The truth is out there.
FOX’s paranormal/suspernatural hit, The X-Files, comes in at number severn. I just finished a three year long rewatch of the show this past summer through all eleven seasons. The show even inspired two feature length movies.
The X-Files was created by Chris Carter and was the story of FBI agent Fox Mulder, who looked into cases deemed too mysterious or unsolvable for the FBI. Mulder was in search of the truth, spurning from his sister Samantha’s disappearance when he was a child. Mulder believed that Samantha had been abducted by aliens.

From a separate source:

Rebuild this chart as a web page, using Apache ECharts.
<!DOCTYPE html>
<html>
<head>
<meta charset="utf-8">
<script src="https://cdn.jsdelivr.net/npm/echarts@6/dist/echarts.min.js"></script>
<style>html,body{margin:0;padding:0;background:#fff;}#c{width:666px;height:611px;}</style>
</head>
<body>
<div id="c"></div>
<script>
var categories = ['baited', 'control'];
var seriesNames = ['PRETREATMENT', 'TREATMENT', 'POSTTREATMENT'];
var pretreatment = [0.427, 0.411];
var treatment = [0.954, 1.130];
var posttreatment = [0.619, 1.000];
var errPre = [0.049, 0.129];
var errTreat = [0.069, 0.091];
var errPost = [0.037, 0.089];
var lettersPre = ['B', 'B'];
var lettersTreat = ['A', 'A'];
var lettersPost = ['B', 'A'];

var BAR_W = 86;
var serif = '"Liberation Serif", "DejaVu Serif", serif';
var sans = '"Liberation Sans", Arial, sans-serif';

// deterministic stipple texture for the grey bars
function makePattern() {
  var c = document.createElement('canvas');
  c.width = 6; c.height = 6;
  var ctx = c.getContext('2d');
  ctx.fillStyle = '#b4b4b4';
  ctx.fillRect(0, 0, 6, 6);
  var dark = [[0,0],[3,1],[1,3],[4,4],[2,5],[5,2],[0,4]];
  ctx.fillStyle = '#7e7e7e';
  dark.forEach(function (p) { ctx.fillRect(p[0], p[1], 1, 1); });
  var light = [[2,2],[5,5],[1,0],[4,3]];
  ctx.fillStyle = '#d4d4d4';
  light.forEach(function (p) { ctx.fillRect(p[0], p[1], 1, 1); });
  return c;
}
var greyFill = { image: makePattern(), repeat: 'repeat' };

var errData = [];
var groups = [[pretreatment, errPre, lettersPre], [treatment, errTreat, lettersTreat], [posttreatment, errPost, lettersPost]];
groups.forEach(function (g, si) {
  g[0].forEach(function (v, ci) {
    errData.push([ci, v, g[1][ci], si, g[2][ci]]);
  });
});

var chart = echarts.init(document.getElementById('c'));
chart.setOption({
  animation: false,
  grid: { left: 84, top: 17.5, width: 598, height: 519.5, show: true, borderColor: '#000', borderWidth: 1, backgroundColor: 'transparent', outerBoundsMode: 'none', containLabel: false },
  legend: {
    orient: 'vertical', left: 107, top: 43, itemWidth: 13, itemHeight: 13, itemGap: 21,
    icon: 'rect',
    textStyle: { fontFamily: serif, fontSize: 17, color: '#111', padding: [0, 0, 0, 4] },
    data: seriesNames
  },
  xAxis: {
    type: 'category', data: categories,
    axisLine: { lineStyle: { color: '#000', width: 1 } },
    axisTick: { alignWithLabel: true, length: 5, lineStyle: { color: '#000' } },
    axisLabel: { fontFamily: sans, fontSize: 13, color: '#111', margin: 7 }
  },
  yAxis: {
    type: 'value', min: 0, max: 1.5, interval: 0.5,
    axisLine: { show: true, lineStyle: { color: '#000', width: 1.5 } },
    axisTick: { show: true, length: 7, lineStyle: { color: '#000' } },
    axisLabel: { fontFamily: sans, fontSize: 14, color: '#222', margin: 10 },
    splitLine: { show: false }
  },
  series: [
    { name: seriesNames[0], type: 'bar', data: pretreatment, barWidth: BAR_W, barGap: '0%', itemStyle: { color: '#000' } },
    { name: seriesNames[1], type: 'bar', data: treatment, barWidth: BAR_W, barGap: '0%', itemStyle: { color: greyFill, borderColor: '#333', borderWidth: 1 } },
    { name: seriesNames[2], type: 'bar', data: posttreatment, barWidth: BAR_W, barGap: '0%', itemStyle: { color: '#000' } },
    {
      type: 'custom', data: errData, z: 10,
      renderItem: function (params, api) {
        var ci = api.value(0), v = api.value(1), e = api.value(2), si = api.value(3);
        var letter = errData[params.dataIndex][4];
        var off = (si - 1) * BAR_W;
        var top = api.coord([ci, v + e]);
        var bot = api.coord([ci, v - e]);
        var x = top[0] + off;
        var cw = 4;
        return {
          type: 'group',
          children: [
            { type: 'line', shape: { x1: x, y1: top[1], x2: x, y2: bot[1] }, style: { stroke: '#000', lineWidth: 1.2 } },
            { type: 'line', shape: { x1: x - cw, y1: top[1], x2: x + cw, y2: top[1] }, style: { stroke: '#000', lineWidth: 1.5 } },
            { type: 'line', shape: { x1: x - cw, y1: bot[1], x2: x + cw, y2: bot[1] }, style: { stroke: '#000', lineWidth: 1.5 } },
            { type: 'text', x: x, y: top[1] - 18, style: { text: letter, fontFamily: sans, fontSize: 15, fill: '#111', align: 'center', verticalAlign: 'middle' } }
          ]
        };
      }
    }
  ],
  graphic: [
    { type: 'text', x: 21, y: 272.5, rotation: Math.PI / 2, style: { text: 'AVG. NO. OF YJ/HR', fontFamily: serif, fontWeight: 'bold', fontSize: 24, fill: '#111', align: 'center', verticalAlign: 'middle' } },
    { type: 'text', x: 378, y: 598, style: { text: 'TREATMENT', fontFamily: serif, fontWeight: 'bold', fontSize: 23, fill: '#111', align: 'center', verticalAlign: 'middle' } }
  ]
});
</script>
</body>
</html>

The FBI, afraid of secrets that Mulder might uncover, assigned agent Dana Scully to “debunk” his investigations. Scully, though a skeptic, was also honest and willing to listen to the insane scenarios Mulder would lay out. Scully became the only person Mulder could trust,
The show moved between episodes dealing with government conspiracies to monsters-of-the-week. Some of the best episodes of the series included “Jose Chung’s From Outer Space,” “Bad Blood,” “Home,” “Clyde Bruckman’s Final Repose,” “Small Potatoes,” “The Post-Modern Prometheus,” and “Humbug.”
The show was the best with the pairing of Mulder and Scully. Over the run of the series, both David Duchovny and Gillian Anderson were away or off the show and they were replaced by other actors, most notably Robert Patrick, who replaced an abducted Mulder, as Agent John Doggett. Though many episodes were still solid, the show was never the same without Mulder.
The show also had one of the greatest villains ever in the Cigarette Smoking Man. CSM, played by Willaim B. Davis, was a character that I hated SOOOOOO mcuh. I constantly just wished Mulder would shoot him in the head, and I called for that to happen on a regualr basis. CSM has to be near the top of any TV villain list.
The show was revived for a tenth and eleventh season in the mid 2010s. These seasons were shorter and had their ups and downs. Both Duchovny and Anderson returned to their roles for the revival.
The X-Files was one of the most successful FOX shows and transcended television.